Традиционно, черный цвет определяется как противоположный полюс белого или отсутствие белизны. Это может быть справедливым и по отношению к теологии зла. «Зло, — говорит Августин, — это отсутствие добра».
Истинность произведения искусства неподкупна. Пикассо рассказывал, смеясь, о трагедии художника, который любил белокурых женщин, а затем обнаруживал, что в его живописи женщины изображаются с темными волосами. Фридрих Энгельс в письме к Маргарет Гаркнесс писал о Бальзаке, который говорил о неизбежном падении аристократии, хотя именно она-то и вызывала его симпатии.
Художественная правда? Я только что прочел книгу с описанием китча в немецкой литературе. В ней говорится, что главная черта китча — его ложность. Грэхем Грин однажды написал, что долг новелиста — говорить правду. «Под правдой я имею в виду точность, в конечном счете, это проблем стиля. Мой долг перед обществом не писать: «Я стоял над бездонной пропастью» или «Спустившись вниз, я сел в такси», потому что подобные суждения не — правдивы. Характеры, которые я описываю, не должны бледнеть как полотно или дрожать, как лист и не потому, что эти фразы — клише, а потому что они вранье». Позвольте мне быть безответственным на одно мгновенье. Рильке, великий поэт, был также самым талантливым лжецом в современной литературе. Чувствительные пассажи Чайковского или Рахманинова тоже лишены правды, и не потому, что сами композиторы этого не чувствуют, а потому что это расходится с их прежними принципами. Анемичные женщины Россетти тоже неправда, так же как и те окружности, которые Фернан Леже выдает за человеческие фигуры. Мерилин Монро в своем поведении правдива, тогда как Марлен Дитрих вряд ли. Как говорят итальянцы,
1963
Главная причина, по которой фаллос никогда не был по настоящему представлен в зрелом европейском искусстве заключается в том, что он никогда не означал здесь ничего, кроме голого секса. Кроме того, очевидно, что в реалистическом искусстве невозможно присоединить к человеческой фигуре маленькую, независимую деталь. Эффект будет странным, подобно статуе, курящей сигару. Танцующие сатиры на греческих вазах или их подражания в рисунках Пикассо предполагает комический, гротескный или абсурдный смысл. Это подтверждает фаллическая алебастровая статуэтка Адама работы Якова Эпштейна. По иному обстоят дела в стилизованном искусстве, как например, в африканской скульптуре, где размер этого органа увеличивается до размеров ноги или локтя. Здесь же по своему решается проблема правильной ориентации фигуры, что позволяет изображать нос, грудь или фаллос в наиболее удобном ракурсе.

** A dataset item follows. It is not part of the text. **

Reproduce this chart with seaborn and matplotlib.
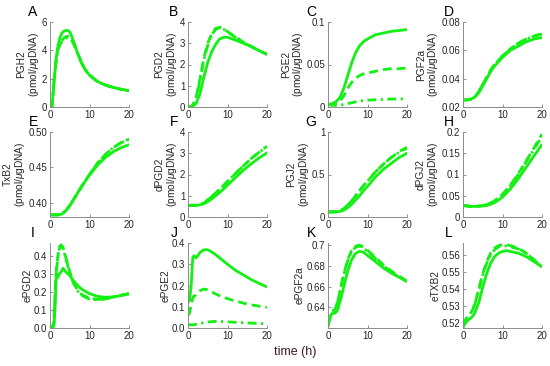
import numpy as np
import pandas as pd
import matplotlib
matplotlib.use("Agg")
import matplotlib.pyplot as plt
import seaborn as sns

# ---- data (time in h) ----
t_a = [0, 0.5, 1, 1.5, 2, 2.5, 3, 3.5, 4, 4.5, 5, 5.5, 6, 7, 8, 9, 10, 12, 14, 16, 18, 20]
pgh2_solid = [0, 0, 1.8, 3.3, 4.3, 4.9, 5.2, 5.35, 5.4, 5.4, 5.3, 5.0, 4.6, 3.8, 3.1, 2.6, 2.25, 1.8, 1.55, 1.38, 1.25, 1.15]
pgh2_dash = [0, 0, 1.7, 3.2, 4.1, 4.5, 4.7, 4.85, 4.95, 5.0, 4.95, 4.8, 4.5, 3.8, 3.1, 2.6, 2.25, 1.8, 1.55, 1.38, 1.25, 1.15]
pgh2_dd = [0, 0, 1.7, 3.1, 4.0, 4.4, 4.6, 4.75, 4.85, 4.9, 4.85, 4.7, 4.45, 3.75, 3.1, 2.6, 2.25, 1.8, 1.55, 1.38, 1.25, 1.15]

t = [0, 1, 2, 3, 4, 5, 6, 7, 8, 9, 10, 12, 14, 16, 18, 20]
pgd2_solid = [0, 0.02, 0.15, 0.6, 1.4, 2.1, 2.6, 2.95, 3.2, 3.28, 3.28, 3.15, 3.0, 2.85, 2.65, 2.48]
pgd2_dash = [0, 0.03, 0.4, 1.3, 2.3, 3.0, 3.45, 3.7, 3.75, 3.68, 3.55, 3.3, 3.05, 2.85, 2.65, 2.48]
pgd2_dd = [0, 0.03, 0.35, 1.2, 2.2, 2.9, 3.4, 3.65, 3.72, 3.66, 3.53, 3.28, 3.04, 2.84, 2.65, 2.48]

pge2_solid = [0.003, 0.004, 0.006, 0.011, 0.022, 0.037, 0.052, 0.064, 0.072, 0.077, 0.080, 0.085, 0.087, 0.089, 0.090, 0.091]
pge2_dash = [0.003, 0.003, 0.004, 0.007, 0.013, 0.022, 0.029, 0.034, 0.037, 0.039, 0.040, 0.042, 0.044, 0.045, 0.045, 0.046]
pge2_dd = [0.003, 0.002, 0.002, 0.002, 0.003, 0.004, 0.005, 0.006, 0.007, 0.0075, 0.008, 0.0085, 0.009, 0.0093, 0.0095, 0.0097]

pgf2a_solid = [0.025, 0.025, 0.0255, 0.027, 0.030, 0.035, 0.040, 0.045, 0.049, 0.052, 0.055, 0.060, 0.063, 0.066, 0.068, 0.069]
pgf2a_dash = [0.025, 0.025, 0.0255, 0.027, 0.031, 0.036, 0.041, 0.046, 0.050, 0.053, 0.056, 0.061, 0.065, 0.068, 0.070, 0.072]
pgf2a_dd = [0.025, 0.025, 0.0255, 0.027, 0.031, 0.036, 0.041, 0.046, 0.050, 0.053, 0.056, 0.061, 0.065, 0.068, 0.070, 0.0715]

txb2_solid = [0.383, 0.383, 0.383, 0.384, 0.389, 0.396, 0.405, 0.414, 0.423, 0.431, 0.439, 0.453, 0.464, 0.472, 0.478, 0.482]
txb2_dash = [0.383, 0.383, 0.383, 0.384, 0.389, 0.396, 0.405, 0.414, 0.423, 0.432, 0.440, 0.456, 0.468, 0.478, 0.485, 0.490]
txb2_dd = [0.383, 0.383, 0.383, 0.384, 0.389, 0.396, 0.405, 0.414, 0.423, 0.432, 0.440, 0.456, 0.468, 0.478, 0.485, 0.489]

dpgd2_solid = [0.55, 0.55, 0.55, 0.57, 0.62, 0.72, 0.85, 1.0, 1.15, 1.32, 1.5, 1.85, 2.2, 2.5, 2.78, 3.02]
dpgd2_dash = [0.55, 0.55, 0.55, 0.58, 0.66, 0.8, 0.96, 1.13, 1.3, 1.48, 1.67, 2.04, 2.4, 2.75, 3.05, 3.33]
dpgd2_dd = [0.55, 0.55, 0.55, 0.58, 0.66, 0.8, 0.96, 1.13, 1.3, 1.48, 1.67, 2.04, 2.4, 2.75, 3.05, 3.3]

pgj2_solid = [0.06, 0.06, 0.06, 0.065, 0.08, 0.11, 0.15, 0.2, 0.25, 0.31, 0.36, 0.47, 0.56, 0.63, 0.7, 0.75]
pgj2_dash = [0.06, 0.06, 0.062, 0.07, 0.1, 0.14, 0.19, 0.25, 0.31, 0.37, 0.42, 0.53, 0.62, 0.7, 0.77, 0.82]
pgj2_dd = [0.06, 0.06, 0.062, 0.07, 0.1, 0.14, 0.19, 0.25, 0.31, 0.37, 0.42, 0.53, 0.62, 0.7, 0.76, 0.81]

dpgj2_solid = [0.027, 0.026, 0.025, 0.025, 0.025, 0.026, 0.027, 0.03, 0.034, 0.04, 0.047, 0.066, 0.09, 0.117, 0.144, 0.17]
dpgj2_dash = [0.027, 0.026, 0.025, 0.025, 0.026, 0.027, 0.029, 0.033, 0.038, 0.045, 0.053, 0.075, 0.102, 0.132, 0.163, 0.195]
dpgj2_dd = [0.027, 0.026, 0.025, 0.025, 0.026, 0.027, 0.029, 0.033, 0.038, 0.045, 0.053, 0.074, 0.1, 0.13, 0.16, 0.19]

t_e = [0, 0.5, 1, 1.3, 1.6, 2, 2.4, 2.8, 3.3, 4, 5, 6, 7, 8, 10, 12, 14, 16, 18, 20]
epgd2_solid = [0, 0, 0.01, 0.12, 0.3, 0.28, 0.3, 0.31, 0.33, 0.31, 0.29, 0.26, 0.235, 0.215, 0.19, 0.175, 0.17, 0.172, 0.18, 0.188]
epgd2_dash = [0, 0, 0.03, 0.2, 0.32, 0.4, 0.45, 0.46, 0.445, 0.39, 0.31, 0.25, 0.21, 0.185, 0.165, 0.158, 0.162, 0.172, 0.182, 0.19]
epgd2_dd = [0, 0, 0.03, 0.19, 0.31, 0.39, 0.44, 0.455, 0.44, 0.385, 0.305, 0.245, 0.205, 0.18, 0.16, 0.155, 0.16, 0.17, 0.18, 0.19]

t_j = [0, 0.4, 0.8, 1.2, 1.5, 2, 2.5, 3, 4, 5, 6, 7, 8, 10, 12, 14, 16, 18, 20]
epge2_solid = [0.12, 0.13, 0.2, 0.33, 0.34, 0.33, 0.34, 0.355, 0.368, 0.368, 0.358, 0.345, 0.33, 0.3, 0.272, 0.25, 0.228, 0.21, 0.193]
epge2_dash = [0.06, 0.07, 0.11, 0.14, 0.15, 0.155, 0.165, 0.175, 0.183, 0.18, 0.17, 0.16, 0.152, 0.138, 0.127, 0.117, 0.109, 0.103, 0.097]
epge2_dd = [0.015, 0.015, 0.015, 0.015, 0.016, 0.017, 0.019, 0.021, 0.025, 0.028, 0.03, 0.031, 0.031, 0.029, 0.027, 0.025, 0.023, 0.021, 0.02]

t_k = [0, 0.3, 0.7, 1, 1.5, 2, 2.5, 3, 3.5, 4, 5, 6, 7, 8, 9, 10, 12, 14, 16, 18, 20]
epgf2a_solid = [0.621, 0.626, 0.632, 0.634, 0.634, 0.635, 0.638, 0.645, 0.652, 0.66, 0.675, 0.686, 0.692, 0.694, 0.693, 0.69, 0.684, 0.678, 0.673, 0.669, 0.665]
epgf2a_dash = [0.624, 0.629, 0.634, 0.636, 0.637, 0.64, 0.646, 0.655, 0.664, 0.672, 0.686, 0.695, 0.699, 0.7, 0.698, 0.695, 0.688, 0.681, 0.675, 0.67, 0.665]
epgf2a_dd = [0.624, 0.629, 0.634, 0.636, 0.637, 0.64, 0.646, 0.654, 0.663, 0.671, 0.685, 0.694, 0.698, 0.699, 0.697, 0.694, 0.687, 0.68, 0.674, 0.669, 0.665]

t_l = [0, 0.3, 0.7, 1, 1.5, 2, 2.5, 3, 4, 5, 6, 7, 8, 9, 10, 11, 12, 14, 16, 18, 20]
etxb2_solid = [0.517, 0.519, 0.52, 0.521, 0.522, 0.523, 0.524, 0.526, 0.532, 0.541, 0.549, 0.555, 0.559, 0.561, 0.562, 0.5625, 0.562, 0.561, 0.559, 0.556, 0.553]
etxb2_dash = [0.519, 0.521, 0.522, 0.523, 0.524, 0.526, 0.528, 0.531, 0.54, 0.549, 0.556, 0.561, 0.564, 0.5655, 0.566, 0.566, 0.5655, 0.564, 0.561, 0.557, 0.553]
etxb2_dd = [0.519, 0.521, 0.522, 0.523, 0.524, 0.526, 0.528, 0.531, 0.539, 0.548, 0.555, 0.56, 0.563, 0.5648, 0.5652, 0.5652, 0.5648, 0.5635, 0.561, 0.557, 0.553]

unit = "(pmol/$\\mu$gDNA)"
panels = [
    ("A", "PGH2\n" + unit, t_a, pgh2_solid, pgh2_dash, pgh2_dd, (0, 6), [0, 2, 4, 6], None),
    ("B", "PGD2\n" + unit, t, pgd2_solid, pgd2_dash, pgd2_dd, (0, 4), [0, 1, 2, 3, 4], None),
    ("C", "PGE2\n" + unit, t, pge2_solid, pge2_dash, pge2_dd, (0, 0.1), [0, 0.05, 0.1], ["0", "0.05", "0.1"]),
    ("D", "PGF2a\n" + unit, t, pgf2a_solid, pgf2a_dash, pgf2a_dd, (0.02, 0.08), [0.02, 0.04, 0.06, 0.08], None),
    ("E", "TxB2\n" + unit, t, txb2_solid, txb2_dash, txb2_dd, (0.38, 0.5), [0.4, 0.45, 0.5], None),
    ("F", "dPGD2\n" + unit, t, dpgd2_solid, dpgd2_dash, dpgd2_dd, (0, 4), [0, 1, 2, 3, 4], None),
    ("G", "PGJ2\n" + unit, t, pgj2_solid, pgj2_dash, pgj2_dd, (0, 1), [0, 0.5, 1], ["0", "0.5", "1"]),
    ("H", "dPGJ2\n" + unit, t, dpgj2_solid, dpgj2_dash, dpgj2_dd, (0, 0.2), [0, 0.05, 0.1, 0.15, 0.2], ["0", "0.05", "0.1", "0.15", "0.2"]),
    ("I", "ePGD2", t_e, epgd2_solid, epgd2_dash, epgd2_dd, (0, 0.47), [0, 0.1, 0.2, 0.3, 0.4], None),
    ("J", "ePGE2", t_j, epge2_solid, epge2_dash, epge2_dd, (0, 0.4), [0, 0.1, 0.2, 0.3, 0.4], None),
    ("K", "ePGF2a", t_k, epgf2a_solid, epgf2a_dash, epgf2a_dd, (0.62, 0.702), [0.64, 0.66, 0.68, 0.7], ["0.64", "0.66", "0.68", "0.7"]),
    ("L", "eTXB2", t_l, etxb2_solid, etxb2_dash, etxb2_dd, (0.517, 0.567), [0.52, 0.53, 0.54, 0.55, 0.56], None),
]

sns.set_theme(style="ticks")
plt.rcParams['font.family'] = ['Liberation Sans', 'DejaVu Sans']
plt.rcParams['mathtext.fontset'] = 'custom'
plt.rcParams['mathtext.it'] = 'Liberation Sans:italic'
plt.rcParams['mathtext.rm'] = 'Liberation Sans'

green = "#14f014"
dashes = {"solid": "", "dash": (3.2, 1.8), "dashdot": (3.2, 1.6, 0.8, 1.6)}

fig = plt.figure(figsize=(5.5, 3.66), dpi=100)
W, H = 550, 366
lefts = [50, 188, 328, 463]
tops = [22, 132, 243]
aw, ah = 79, 85
letter_dx = [-17, -14, -17, -14]

for i, (letter, ylabel, tt, s, d, dd, ylim, yt, ytl) in enumerate(panels):
    r, c = divmod(i, 4)
    ax = fig.add_axes([lefts[c] / W, 1 - (tops[r] + ah) / H, aw / W, ah / H])
    df = pd.DataFrame({
        "time": tt * 3,
        "value": s + d + dd,
        "run": ["solid"] * len(tt) + ["dash"] * len(tt) + ["dashdot"] * len(tt),
    })
    sns.lineplot(data=df, x="time", y="value", style="run", dashes=dashes,
                 color=green, linewidth=2.0, ax=ax, legend=False)
    ax.set_xlim(0, 20)
    ax.set_ylim(*ylim)
    ax.set_xticks([0, 10, 20])
    ax.set_yticks(yt)
    if ytl is not None:
        ax.set_yticklabels(ytl)
    ax.set_xlabel("")
    ax.set_ylabel(ylabel, fontsize=7.3, color="#262626", labelpad=0.8, linespacing=1.05)
    ax.tick_params(direction="in", length=2.5, width=0.6, labelsize=7,
                   colors="#262626", pad=2)
    ax.tick_params(axis="both", color="#808080")
    for sp in ("left", "bottom"):
        ax.spines[sp].set_color("#8c8c8c")
        ax.spines[sp].set_linewidth(0.7)
    sns.despine(ax=ax)
    fig.text((lefts[c] + letter_dx[c]) / W, 1 - (tops[r] - 10) / H, letter,
             fontsize=10, ha="center", va="center", color="black")

fig.text(295 / W, 1 - 352 / H, "time (h)", fontsize=9, color="#3a1a1a",
         ha="center", va="center")

plt.savefig("out.png", dpi=100)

Детали композиции Леонардо «Дева Мария и Святая Анна» могут служить подспорьем для интерпретации Фрейдом картины. В ней изображены две женщины и младенец. Этот мотив редок для религии, но поддерживает идею Фрейда о существовании двух матерей.

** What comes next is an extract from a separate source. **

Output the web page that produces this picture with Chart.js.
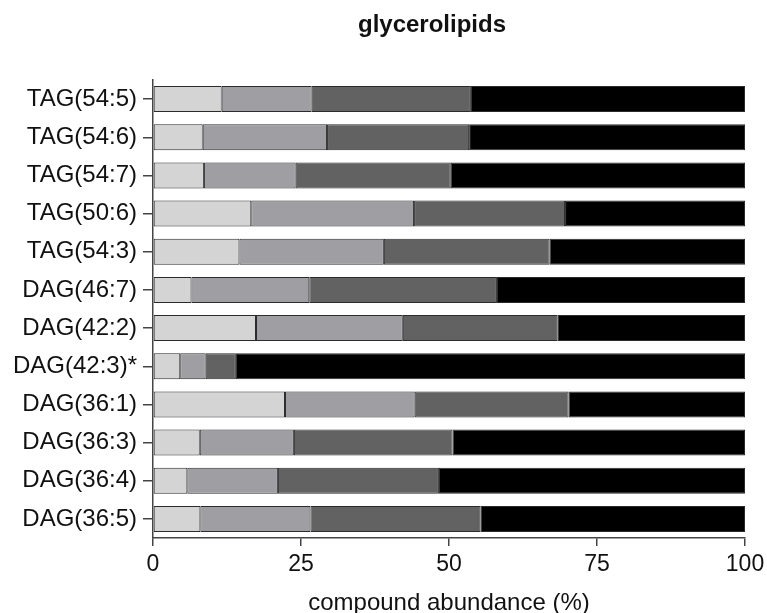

В неоплатонизме метафорой искусства становится плоть. Отношение между значащим и обозначаемым уже не просто чисто духовное, оно становится экзистенциальной связью, которая создает иерархию всех вещей. Нижний эшелон материального мира служит образом высшего, придавая ему телесность. Искусство не просто обитает в мире как нечто чуждое, оно становится отражением среди отражаемого, творцом и образом одновременно.
Пятилетний Джимми рассуждает: «Бог — богат. Некоторые люди с карманами полными денег умирают, и Бог берет их себе».

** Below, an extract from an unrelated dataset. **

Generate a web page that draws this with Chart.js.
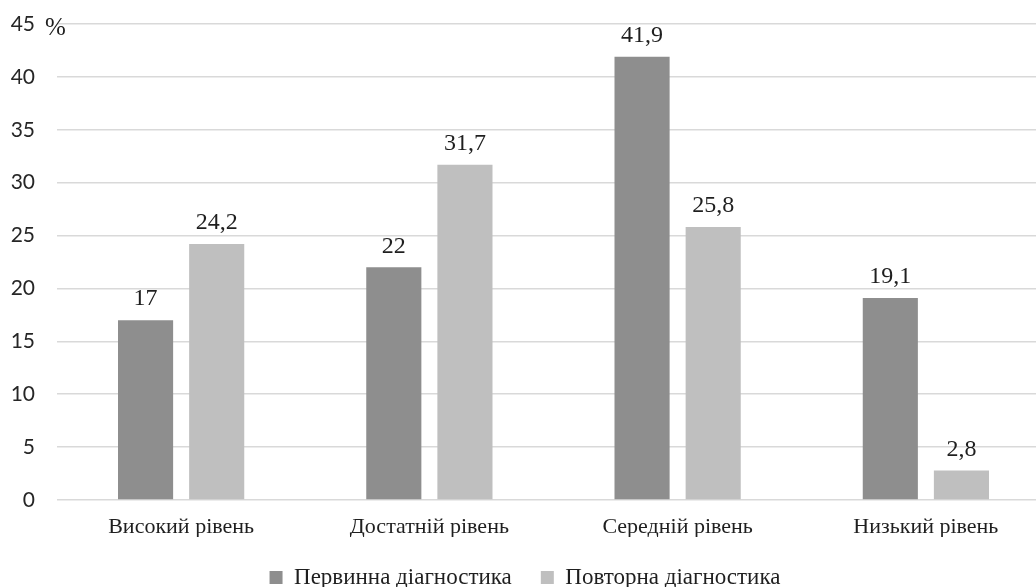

Вера Гегеля в то, что искусство может выражать дух только тогда, когда оно принимает форму человеческой фигуры, основывается на предположении, что сущность вещей связана с их образом. Это предрассудок репрезентативного искусства. На самом деле, то, что придает объекту смысл человеческого духа — это сложное сочетание форм и аналогия с человеческой мыслью.
В пользу Фрейда могут служить некоторые примеры, когда секс не был только конечной символической целью, но и служил символом для скрытых значений. Гегель цитирует Геродота, который говорит, что Сесострис ставил колонны в виде фаллоса в странах, которые ему удавалось завоевать. Но если он встречал малейшее сопротивление, то приказывал высекать на монументах изображение женских гениталий.
Причина, по которой я не вожу машину, заключается в том, что я воспринимаю окружающее пространство, как чистый цвет и форму. Мои глаза схватывают какие-то необычные свойства, комбинации форм и я наслаждаюсь виденным, даже, порой, не отдавая себе отчета, а что именно я вижу. Это поведение, конечно, противоположно тому, чтобы использовать зрение для информации или ориентации в пространстве. Это может называться «эстетическим восприятием», хотя, как я знаю, многие художники прекрасно отдают отчет о том, что они видят.